Coordinate Descent Method for k-means

IEEE Trans Pattern Anal Mach Intell. 2022 May;44(5):2371-2385. doi: 10.1109/TPAMI.2021.3085739. Epub 2022 Apr 1.

Abstract

k-means method using Lloyd heuristic is a traditional clustering method which has played a key role in multiple downstream tasks of machine learning because of its simplicity. However, Lloyd heuristic always finds a bad local minimum, i.e., the bad local minimum makes objective function value not small enough, which limits the performance of k-means. In this paper, we use coordinate descent (CD) method to solve the problem. First, we show that the k-means minimization problem can be reformulated as a trace maximization problem, then a simple and efficient coordinate descent scheme is proposed to solve the maximization problem.
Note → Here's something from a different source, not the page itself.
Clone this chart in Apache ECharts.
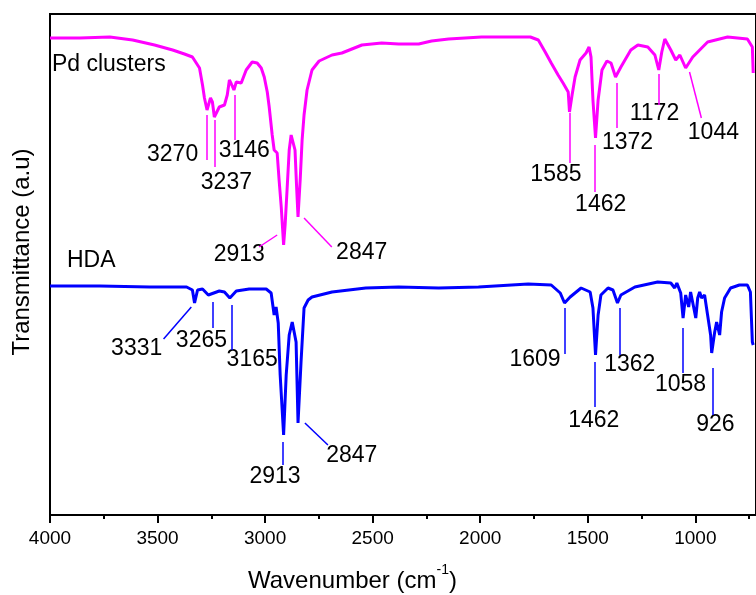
<!DOCTYPE html>
<html>
<head>
<meta charset="utf-8">
<script src="https://cdn.jsdelivr.net/npm/echarts@6/dist/echarts.min.js"></script>
<style>
  html, body { margin: 0; padding: 0; background: #fff; }
  #main { width: 756px; height: 595px; }
</style>
</head>
<body>
<div id="main"></div>
<script>
// Espectro Pd clusters [numero de onda, transmitancia]
var pdClusters = [
  [4000, 95.4], [3861, 95.4], [3722, 95.6], [3616, 95.0], [3514, 94.0], [3430, 93.0],
  [3375, 92.2], [3338, 91.6], [3305, 89.4], [3291, 86.0], [3282, 83.4], [3270, 81.0],
  [3254, 83.4], [3245, 82.6], [3236, 79.6], [3213, 81.6], [3189, 82.0], [3176, 84.0],
  [3166, 87.0], [3157, 86.2], [3145, 85.0], [3134, 86.6], [3125, 87.0], [3111, 86.4],
  [3088, 89.0], [3060, 90.6], [3037, 90.4], [3018, 89.4], [3004, 87.6], [2990, 84.6],
  [2981, 81.6], [2967, 76.0], [2958, 73.0], [2944, 72.4], [2935, 67.0], [2925, 61.6],
  [2914, 54.0], [2907, 58.0], [2898, 65.0], [2888, 73.0], [2879, 76.0], [2870, 75.6],
  [2861, 73.0], [2854, 66.0], [2847, 59.6], [2837, 67.0], [2828, 75.0], [2819, 80.0],
  [2805, 85.0], [2782, 89.0], [2749, 90.8], [2689, 92.0], [2643, 92.4], [2550, 94.0],
  [2458, 94.4], [2379, 94.2], [2286, 94.2], [2226, 94.8], [2147, 95.2], [1994, 95.6],
  [1837, 95.6], [1767, 95.6], [1730, 95.0], [1698, 92.6], [1670, 90.4], [1638, 88.0],
  [1615, 86.4], [1591, 84.6], [1585, 80.6], [1573, 84.0], [1559, 87.6], [1536, 91.0],
  [1508, 92.4], [1494, 93.6], [1485, 91.6], [1476, 83.0], [1464, 75.4], [1452, 83.0],
  [1434, 89.0], [1411, 90.8], [1392, 90.4], [1371, 87.6], [1346, 89.6], [1300, 93.0],
  [1267, 94.0], [1221, 93.6], [1188, 92.0], [1170, 89.0], [1156, 92.6], [1142, 95.2],
  [1114, 93.0], [1091, 91.0], [1072, 92.0], [1045, 89.4], [1012, 91.6], [943, 94.6],
  [850, 95.6], [758, 95.2], [735, 93.6], [731, 88.4]
];

// Espectro HDA
var hda = [
  [4000, 45.8], [3768, 45.8], [3537, 45.6], [3365, 45.6], [3338, 45.0], [3328, 42.4],
  [3314, 45.0], [3291, 45.2], [3264, 44.0], [3213, 44.8], [3189, 44.6], [3164, 43.4],
  [3134, 44.8], [3074, 45.2], [2995, 45.2], [2972, 44.4], [2958, 40.0], [2949, 41.6],
  [2939, 38.4], [2930, 28.0], [2914, 16.0], [2902, 28.0], [2888, 36.0], [2874, 38.6],
  [2865, 38.4], [2856, 34.6], [2847, 18.4], [2833, 30.6], [2819, 41.4], [2800, 43.0],
  [2782, 43.6], [2689, 44.6], [2532, 45.4], [2379, 45.6], [2193, 45.4], [2008, 45.6],
  [1777, 46.2], [1670, 46.0], [1628, 44.4], [1608, 42.4], [1582, 43.6], [1531, 45.4],
  [1489, 44.6], [1476, 41.4], [1464, 32.0], [1452, 40.0], [1439, 44.0], [1406, 45.4],
  [1383, 45.0], [1362, 42.4], [1346, 44.0], [1281, 45.6], [1175, 46.6], [1114, 46.4],
  [1096, 45.4], [1086, 46.4], [1068, 44.4], [1057, 39.4], [1045, 44.0], [1031, 41.6],
  [1022, 44.6], [1008, 41.6], [998, 39.4], [989, 43.4], [980, 44.6], [971, 43.4],
  [957, 44.0], [943, 40.0], [929, 36.0], [924, 32.4], [910, 36.6], [901, 38.6],
  [887, 36.0], [878, 40.6], [864, 43.4], [836, 45.4], [795, 46.0], [758, 46.0],
  [744, 44.6], [735, 34.6], [731, 34.0]
];

// Lineas de los picos [x1, y1, x2, y2]
var pdPeakLines = [
  [3270, 80, 3270, 71], [3233, 79, 3233, 69.6], [3140, 84, 3140, 75],
  [2944, 56, 3028, 53.6], [2819, 59.4, 2690, 53.6], [1583, 80.4, 1583, 70.4],
  [1467, 74, 1467, 64.6], [1365, 86.4, 1365, 77.4], [1171, 88.2, 1171, 82],
  [1027, 88.6, 972, 79.4]
];
var hdaPeakLines = [
  [3343, 41.6, 3472, 35.2], [3245, 42.6, 3245, 37.4], [3153, 42, 3153, 33],
  [2917, 14.6, 2917, 10], [2815, 18.4, 2708, 14], [1606, 41.4, 1606, 32.2],
  [1467, 30.6, 1467, 21.6], [1352, 41.4, 1352, 32], [1060, 37.4, 1060, 28.4],
  [921, 29.4, 921, 20]
];

// Etiquetas de los picos [x, y, texto]
var pdPeakLabels = [
  [3430, 72, '3270'], [3180, 66.4, '3237'], [3097, 72.8, '3146'], [3120, 52, '2913'],
  [2551, 52.4, '2847'], [1648, 68, '1585'], [1440, 62, '1462'], [1315, 74.4, '1372'],
  [1190, 80.2, '1172'], [916, 76.4, '1044']
];
var hdaPeakLabels = [
  [3597, 33.2, '3331'], [3296, 34.8, '3265'], [3060, 31, '3165'], [2954, 7.6, '2913'],
  [2597, 11.8, '2847'], [1745, 31, '1609'], [1472, 18.8, '1462'], [1305, 30, '1362'],
  [1069, 26, '1058'], [907, 18, '926']
];
var sampleNames = [[3991, 90, 'Pd clusters'], [3921, 50.8, 'HDA']];

var majorTicks = [4000, 3500, 3000, 2500, 2000, 1500, 1000];
var minorTicks = [3750, 3250, 2750, 2250, 1750, 1250, 750];

var fuente = 'Liberation Sans, Arial, sans-serif';

function toPairs(lines) {
  return lines.map(function (l) {
    return [{ coord: [l[0], l[1]] }, { coord: [l[2], l[3]] }];
  });
}

function labelSeries(data, align) {
  return {
    type: 'scatter',
    symbolSize: 0,
    silent: true,
    data: data,
    itemStyle: { opacity: 1 },
    label: {
      show: true,
      position: [0, 0],
      align: align,
      verticalAlign: 'middle',
      formatter: function (p) { return p.data[2]; },
      color: '#000',
      opacity: 1,
      textBorderWidth: 0,
      fontFamily: fuente,
      fontSize: 23
    }
  };
}

var grafico = echarts.init(document.getElementById('main'));

var option = {
  animation: false,
  backgroundColor: '#fff',
  grid: {
    left: 50, right: -3, top: 14, bottom: 80,
    show: true, borderColor: '#000', borderWidth: 2
  },
  xAxis: [{
    type: 'value',
    inverse: true,
    min: 718,
    max: 4000,
    position: 'bottom',
    axisLine: { show: false },
    splitLine: { show: false },
    axisTick: {
      show: true, length: 8, customValues: majorTicks,
      lineStyle: { color: '#000', width: 2 }
    },
    axisLabel: {
      customValues: majorTicks, margin: 14,
      formatter: function (v) { return String(v); },
      color: '#000', fontFamily: fuente, fontSize: 19
    }
  }, {
    type: 'value',
    inverse: true,
    min: 718,
    max: 4000,
    position: 'bottom',
    axisLine: { show: false },
    splitLine: { show: false },
    axisLabel: { show: false },
    axisTick: {
      show: true, length: 4, customValues: minorTicks,
      lineStyle: { color: '#000', width: 2 }
    }
  }],
  yAxis: {
    type: 'value',
    min: 0,
    max: 100.2,
    axisLine: { show: false },
    axisTick: { show: false },
    axisLabel: { show: false },
    splitLine: { show: false }
  },
  graphic: [{
    type: 'text',
    x: 248, y: 578,
    style: {
      text: '{a|Wavenumber (cm}{b|-1}{a|)}',
      verticalAlign: 'middle',
      rich: {
        a: { fontFamily: fuente, fontSize: 24, lineHeight: 30, fill: '#000', verticalAlign: 'bottom' },
        b: { fontFamily: fuente, fontSize: 14, lineHeight: 30, fill: '#000', verticalAlign: 'top' }
      }
    }
  }, {
    type: 'text',
    x: 22, y: 252,
    rotation: Math.PI / 2,
    style: {
      text: 'Transmittance (a.u)',
      fontFamily: fuente, fontSize: 24, fill: '#000',
      align: 'center', verticalAlign: 'middle'
    }
  }],
  series: [{
    name: 'Pd clusters',
    type: 'line',
    symbol: 'none',
    data: pdClusters,
    lineStyle: { color: '#ff00ff', width: 3 },
    markLine: {
      silent: true, symbol: 'none', label: { show: false },
      lineStyle: { color: '#ff00ff', width: 1.5, type: 'solid' },
      data: toPairs(pdPeakLines)
    }
  }, {
    name: 'HDA',
    type: 'line',
    symbol: 'none',
    data: hda,
    lineStyle: { color: '#0000ff', width: 3 },
    markLine: {
      silent: true, symbol: 'none', label: { show: false },
      lineStyle: { color: '#0000ff', width: 1.5, type: 'solid' },
      data: toPairs(hdaPeakLines)
    }
  },
  labelSeries(pdPeakLabels, 'center'),
  labelSeries(hdaPeakLabels, 'center'),
  labelSeries(sampleNames, 'left')
  ]
};

grafico.setOption(option);
</script>
</body>
</html>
Two interesting findings through theory are that Lloyd cannot decrease the objective function value of k-means produced by our CD further, and our proposed method CD to solve k-means problem can avoid produce empty clusters. In addition, according to the computational complexity analysis, it is verified CD has the same time complexity with original k-means method. Extensive experiments including statistical hypothesis testing, on several real-world datasets with varying number of clusters, varying number of samples and varying number of dimensions show that CD performs better compared to Lloyd, i.e., lower objective value, better local minimum and fewer iterations. And CD is more robust to initialization than Lloyd whether the initialization strategy is random or initialization of k-means++.